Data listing
Start
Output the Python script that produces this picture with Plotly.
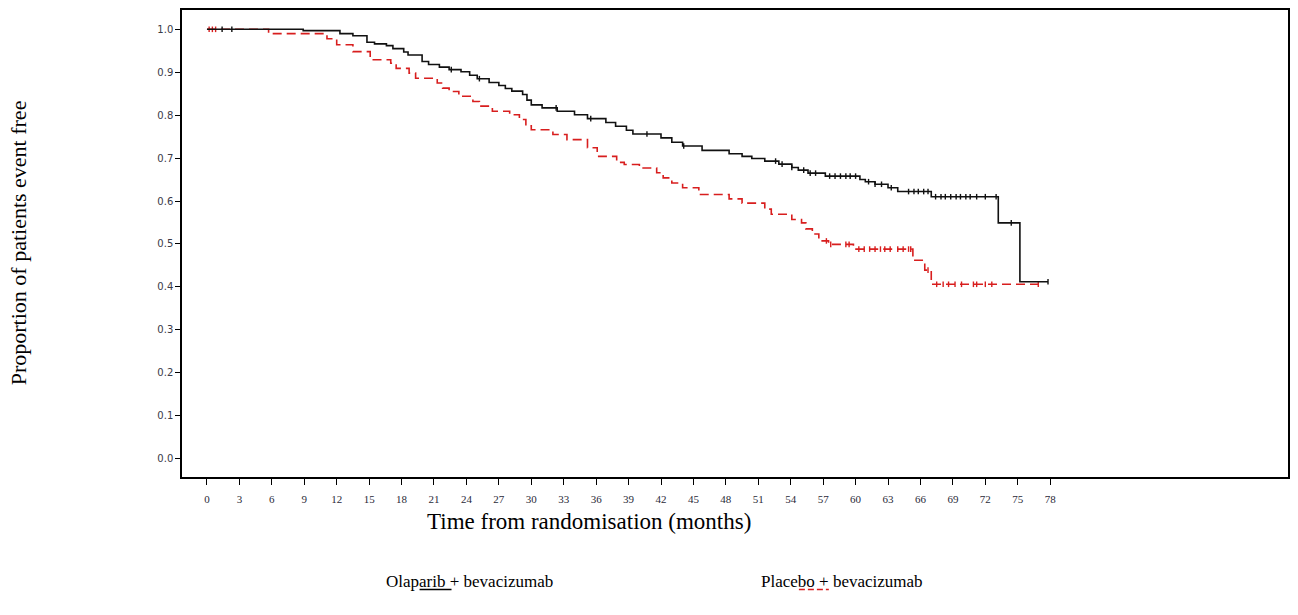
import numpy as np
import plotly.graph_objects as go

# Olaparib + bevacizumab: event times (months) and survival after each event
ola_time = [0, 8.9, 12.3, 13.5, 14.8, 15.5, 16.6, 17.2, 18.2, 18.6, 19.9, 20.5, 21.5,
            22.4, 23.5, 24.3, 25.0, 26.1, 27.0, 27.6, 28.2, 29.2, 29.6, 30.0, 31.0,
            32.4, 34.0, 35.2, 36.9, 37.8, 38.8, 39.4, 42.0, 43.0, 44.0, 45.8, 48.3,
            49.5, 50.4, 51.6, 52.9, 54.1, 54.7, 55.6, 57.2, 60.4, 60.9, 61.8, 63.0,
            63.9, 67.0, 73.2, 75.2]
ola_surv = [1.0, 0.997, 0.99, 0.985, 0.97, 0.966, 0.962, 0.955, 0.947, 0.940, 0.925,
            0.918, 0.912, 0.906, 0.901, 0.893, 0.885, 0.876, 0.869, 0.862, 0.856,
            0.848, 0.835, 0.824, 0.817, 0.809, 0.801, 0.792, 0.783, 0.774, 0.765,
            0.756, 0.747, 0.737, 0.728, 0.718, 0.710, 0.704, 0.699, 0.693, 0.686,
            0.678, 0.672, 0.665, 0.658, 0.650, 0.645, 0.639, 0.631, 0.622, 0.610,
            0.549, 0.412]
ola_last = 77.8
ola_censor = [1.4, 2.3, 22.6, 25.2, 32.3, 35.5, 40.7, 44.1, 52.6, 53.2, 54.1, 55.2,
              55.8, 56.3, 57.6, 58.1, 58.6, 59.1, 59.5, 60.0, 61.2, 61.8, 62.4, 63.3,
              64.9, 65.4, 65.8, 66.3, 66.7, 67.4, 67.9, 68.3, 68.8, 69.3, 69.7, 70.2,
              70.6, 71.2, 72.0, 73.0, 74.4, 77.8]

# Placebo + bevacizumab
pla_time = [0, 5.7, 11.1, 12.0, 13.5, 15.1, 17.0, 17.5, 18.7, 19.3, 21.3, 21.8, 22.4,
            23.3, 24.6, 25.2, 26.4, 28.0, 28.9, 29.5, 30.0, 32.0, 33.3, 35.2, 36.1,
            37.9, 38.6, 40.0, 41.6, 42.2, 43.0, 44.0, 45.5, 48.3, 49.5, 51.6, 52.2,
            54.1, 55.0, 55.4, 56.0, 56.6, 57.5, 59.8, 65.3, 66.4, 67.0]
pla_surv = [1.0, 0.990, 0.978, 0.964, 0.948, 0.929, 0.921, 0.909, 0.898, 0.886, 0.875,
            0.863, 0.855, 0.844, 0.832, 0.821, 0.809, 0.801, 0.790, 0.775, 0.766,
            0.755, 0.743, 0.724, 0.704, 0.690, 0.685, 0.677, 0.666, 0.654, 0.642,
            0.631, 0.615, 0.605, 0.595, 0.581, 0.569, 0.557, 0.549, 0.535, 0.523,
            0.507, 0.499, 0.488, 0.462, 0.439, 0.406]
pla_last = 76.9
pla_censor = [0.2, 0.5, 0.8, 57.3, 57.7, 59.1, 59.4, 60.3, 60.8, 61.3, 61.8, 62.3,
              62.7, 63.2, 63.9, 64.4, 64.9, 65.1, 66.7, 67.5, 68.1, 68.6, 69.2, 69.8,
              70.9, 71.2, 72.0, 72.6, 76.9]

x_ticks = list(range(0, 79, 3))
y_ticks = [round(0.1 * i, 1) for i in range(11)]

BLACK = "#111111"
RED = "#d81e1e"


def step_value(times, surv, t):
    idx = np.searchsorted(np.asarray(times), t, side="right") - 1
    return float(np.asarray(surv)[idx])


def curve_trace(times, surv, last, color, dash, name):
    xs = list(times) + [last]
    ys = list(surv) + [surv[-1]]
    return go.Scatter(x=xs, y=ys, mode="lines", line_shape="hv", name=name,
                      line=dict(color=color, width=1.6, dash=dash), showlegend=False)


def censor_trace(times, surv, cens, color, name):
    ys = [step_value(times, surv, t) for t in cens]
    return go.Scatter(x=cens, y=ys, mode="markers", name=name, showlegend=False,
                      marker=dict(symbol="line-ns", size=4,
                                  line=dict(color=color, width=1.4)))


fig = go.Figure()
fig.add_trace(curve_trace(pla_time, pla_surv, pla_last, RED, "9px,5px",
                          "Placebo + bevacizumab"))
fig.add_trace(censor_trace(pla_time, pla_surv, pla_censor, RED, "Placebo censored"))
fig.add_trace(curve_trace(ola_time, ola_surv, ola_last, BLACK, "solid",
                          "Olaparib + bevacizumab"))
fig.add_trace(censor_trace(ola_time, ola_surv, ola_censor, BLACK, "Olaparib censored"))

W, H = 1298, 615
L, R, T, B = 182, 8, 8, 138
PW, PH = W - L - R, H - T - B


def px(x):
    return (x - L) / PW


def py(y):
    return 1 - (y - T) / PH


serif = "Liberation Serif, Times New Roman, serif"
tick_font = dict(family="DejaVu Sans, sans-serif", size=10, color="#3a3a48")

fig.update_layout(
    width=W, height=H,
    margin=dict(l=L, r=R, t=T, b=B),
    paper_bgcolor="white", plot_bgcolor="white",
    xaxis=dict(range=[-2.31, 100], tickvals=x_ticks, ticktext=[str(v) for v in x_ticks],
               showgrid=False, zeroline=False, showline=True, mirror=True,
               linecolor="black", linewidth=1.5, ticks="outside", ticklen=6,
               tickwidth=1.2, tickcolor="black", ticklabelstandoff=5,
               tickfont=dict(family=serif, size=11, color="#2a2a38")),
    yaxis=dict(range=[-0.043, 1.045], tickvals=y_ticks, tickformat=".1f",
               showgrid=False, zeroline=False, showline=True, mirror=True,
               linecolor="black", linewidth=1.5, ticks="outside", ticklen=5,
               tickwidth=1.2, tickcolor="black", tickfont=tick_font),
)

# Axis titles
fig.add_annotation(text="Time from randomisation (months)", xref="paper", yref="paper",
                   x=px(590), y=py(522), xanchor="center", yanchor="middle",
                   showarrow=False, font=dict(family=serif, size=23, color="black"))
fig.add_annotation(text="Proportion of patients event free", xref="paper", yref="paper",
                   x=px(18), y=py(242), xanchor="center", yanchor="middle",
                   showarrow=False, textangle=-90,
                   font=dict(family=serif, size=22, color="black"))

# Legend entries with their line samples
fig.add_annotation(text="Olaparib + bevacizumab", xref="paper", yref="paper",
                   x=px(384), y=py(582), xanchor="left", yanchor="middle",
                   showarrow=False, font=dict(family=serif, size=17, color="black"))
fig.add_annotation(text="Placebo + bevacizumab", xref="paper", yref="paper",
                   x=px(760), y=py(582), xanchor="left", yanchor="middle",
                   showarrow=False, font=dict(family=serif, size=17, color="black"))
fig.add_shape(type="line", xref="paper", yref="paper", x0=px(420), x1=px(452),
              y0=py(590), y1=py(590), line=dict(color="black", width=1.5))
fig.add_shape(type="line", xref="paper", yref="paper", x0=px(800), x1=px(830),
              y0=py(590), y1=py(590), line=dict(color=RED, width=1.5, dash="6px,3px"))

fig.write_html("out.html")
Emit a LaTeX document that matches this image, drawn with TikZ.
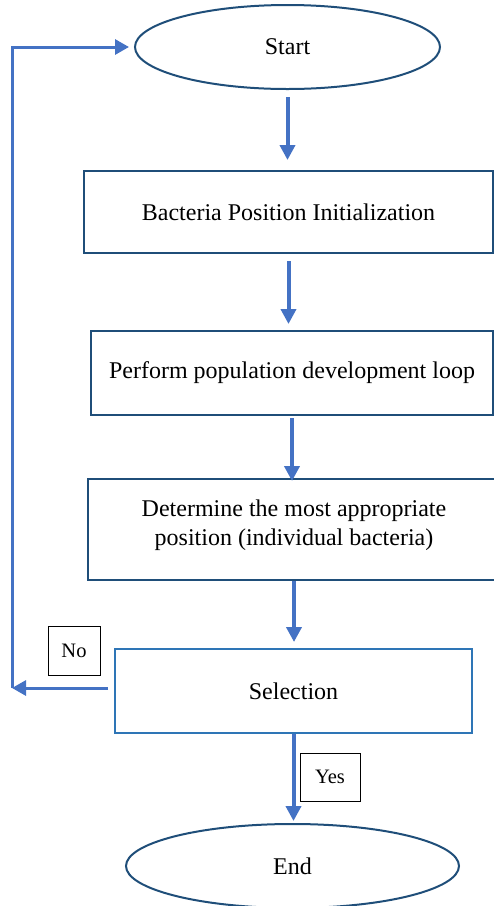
End
## [GOAL]
Can the lines from the start of the records through the line with "70.6, 71.2, 72.0, 73.0, 74.4, 77.8]" be given again exactly, with the pictures left out?

## [COMPLETE ANSWER]
Output the Python script that produces this picture with Plotly.
import numpy as np
import plotly.graph_objects as go

# Olaparib + bevacizumab: event times (months) and survival after each event
ola_time = [0, 8.9, 12.3, 13.5, 14.8, 15.5, 16.6, 17.2, 18.2, 18.6, 19.9, 20.5, 21.5,
            22.4, 23.5, 24.3, 25.0, 26.1, 27.0, 27.6, 28.2, 29.2, 29.6, 30.0, 31.0,
            32.4, 34.0, 35.2, 36.9, 37.8, 38.8, 39.4, 42.0, 43.0, 44.0, 45.8, 48.3,
            49.5, 50.4, 51.6, 52.9, 54.1, 54.7, 55.6, 57.2, 60.4, 60.9, 61.8, 63.0,
            63.9, 67.0, 73.2, 75.2]
ola_surv = [1.0, 0.997, 0.99, 0.985, 0.97, 0.966, 0.962, 0.955, 0.947, 0.940, 0.925,
            0.918, 0.912, 0.906, 0.901, 0.893, 0.885, 0.876, 0.869, 0.862, 0.856,
            0.848, 0.835, 0.824, 0.817, 0.809, 0.801, 0.792, 0.783, 0.774, 0.765,
            0.756, 0.747, 0.737, 0.728, 0.718, 0.710, 0.704, 0.699, 0.693, 0.686,
            0.678, 0.672, 0.665, 0.658, 0.650, 0.645, 0.639, 0.631, 0.622, 0.610,
            0.549, 0.412]
ola_last = 77.8
ola_censor = [1.4, 2.3, 22.6, 25.2, 32.3, 35.5, 40.7, 44.1, 52.6, 53.2, 54.1, 55.2,
              55.8, 56.3, 57.6, 58.1, 58.6, 59.1, 59.5, 60.0, 61.2, 61.8, 62.4, 63.3,
              64.9, 65.4, 65.8, 66.3, 66.7, 67.4, 67.9, 68.3, 68.8, 69.3, 69.7, 70.2,
              70.6, 71.2, 72.0, 73.0, 74.4, 77.8]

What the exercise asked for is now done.